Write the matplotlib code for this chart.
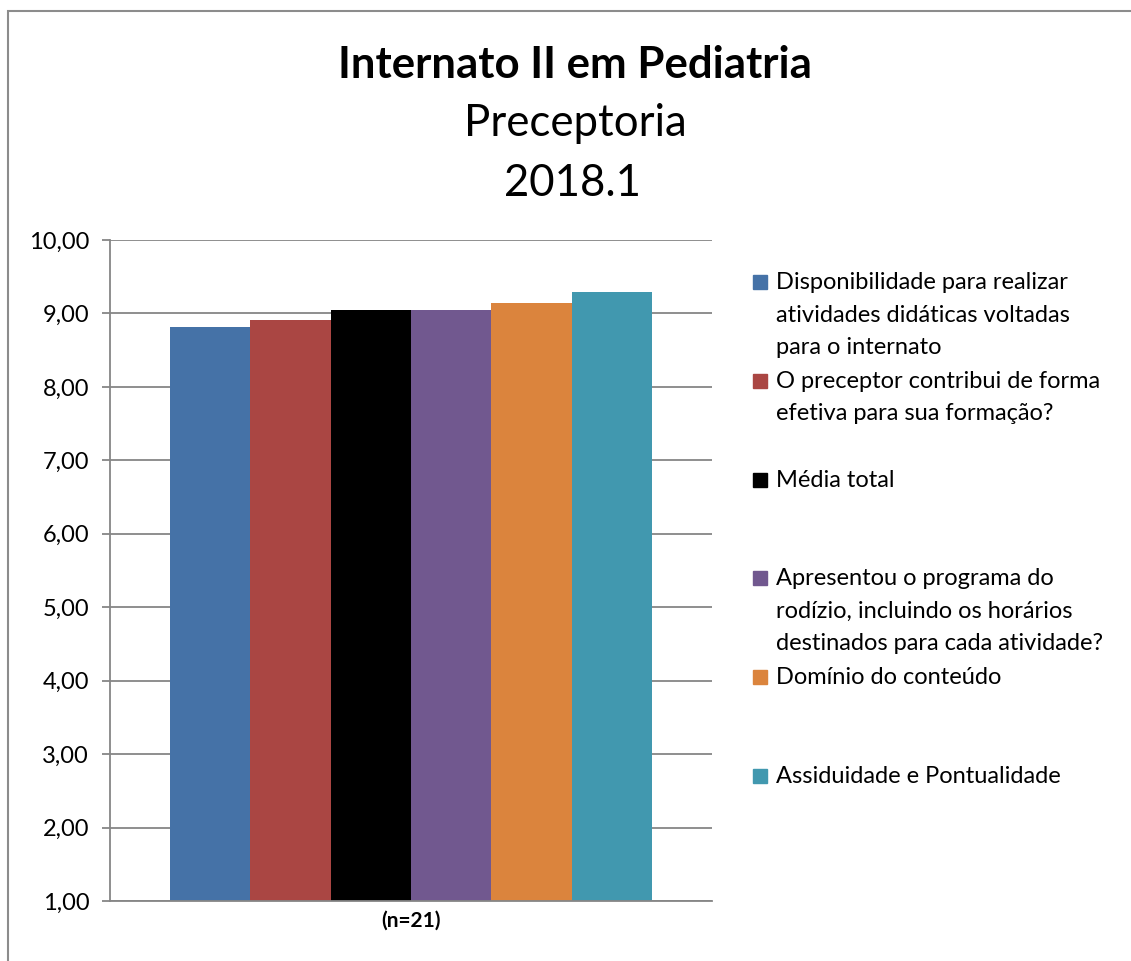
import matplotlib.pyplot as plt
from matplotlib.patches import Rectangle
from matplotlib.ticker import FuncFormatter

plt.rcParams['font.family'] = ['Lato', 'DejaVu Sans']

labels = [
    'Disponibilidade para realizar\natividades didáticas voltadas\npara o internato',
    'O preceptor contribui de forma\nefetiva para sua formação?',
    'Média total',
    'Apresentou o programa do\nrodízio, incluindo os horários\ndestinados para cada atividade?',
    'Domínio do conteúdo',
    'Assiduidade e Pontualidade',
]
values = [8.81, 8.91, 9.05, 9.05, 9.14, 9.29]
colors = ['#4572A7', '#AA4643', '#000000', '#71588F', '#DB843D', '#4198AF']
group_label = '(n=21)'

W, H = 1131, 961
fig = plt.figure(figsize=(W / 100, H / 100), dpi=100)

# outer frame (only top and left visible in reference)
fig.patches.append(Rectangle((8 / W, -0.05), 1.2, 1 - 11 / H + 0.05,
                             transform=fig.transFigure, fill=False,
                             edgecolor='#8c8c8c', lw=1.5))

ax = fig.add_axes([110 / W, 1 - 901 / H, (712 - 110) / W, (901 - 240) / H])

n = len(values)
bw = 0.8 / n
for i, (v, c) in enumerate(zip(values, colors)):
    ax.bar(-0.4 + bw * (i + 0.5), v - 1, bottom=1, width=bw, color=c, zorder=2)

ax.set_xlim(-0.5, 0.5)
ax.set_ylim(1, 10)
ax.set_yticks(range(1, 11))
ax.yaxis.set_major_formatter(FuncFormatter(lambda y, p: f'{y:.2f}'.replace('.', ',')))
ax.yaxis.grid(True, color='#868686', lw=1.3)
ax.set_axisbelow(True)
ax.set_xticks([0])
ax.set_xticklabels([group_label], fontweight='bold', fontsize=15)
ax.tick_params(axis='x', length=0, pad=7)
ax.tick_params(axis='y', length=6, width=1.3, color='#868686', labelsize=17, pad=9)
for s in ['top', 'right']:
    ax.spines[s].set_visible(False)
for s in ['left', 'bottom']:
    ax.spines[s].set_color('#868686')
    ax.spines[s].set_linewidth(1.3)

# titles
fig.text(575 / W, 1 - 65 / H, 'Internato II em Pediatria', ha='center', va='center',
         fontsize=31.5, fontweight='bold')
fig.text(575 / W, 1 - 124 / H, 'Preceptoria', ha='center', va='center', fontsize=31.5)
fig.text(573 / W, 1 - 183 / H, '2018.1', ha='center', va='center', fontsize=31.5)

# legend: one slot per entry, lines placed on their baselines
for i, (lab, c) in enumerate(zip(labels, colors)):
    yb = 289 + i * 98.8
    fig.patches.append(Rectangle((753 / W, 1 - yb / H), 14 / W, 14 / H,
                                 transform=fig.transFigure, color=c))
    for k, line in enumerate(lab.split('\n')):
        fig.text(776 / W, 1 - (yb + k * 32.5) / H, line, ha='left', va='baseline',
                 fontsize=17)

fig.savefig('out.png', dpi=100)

## WHAT YOU ARE ASKED TO DO
From the first line above to the line containing "plt.rcParams['font.family'] = ['Lato', 'DejaVu", repeat each line exactly. Pictures stay out.

## OUTPUT BELOW
Write the matplotlib code for this chart.
import matplotlib.pyplot as plt
from matplotlib.patches import Rectangle
from matplotlib.ticker import FuncFormatter

plt.rcParams['font.family'] = ['Lato', 'DejaVu Sans']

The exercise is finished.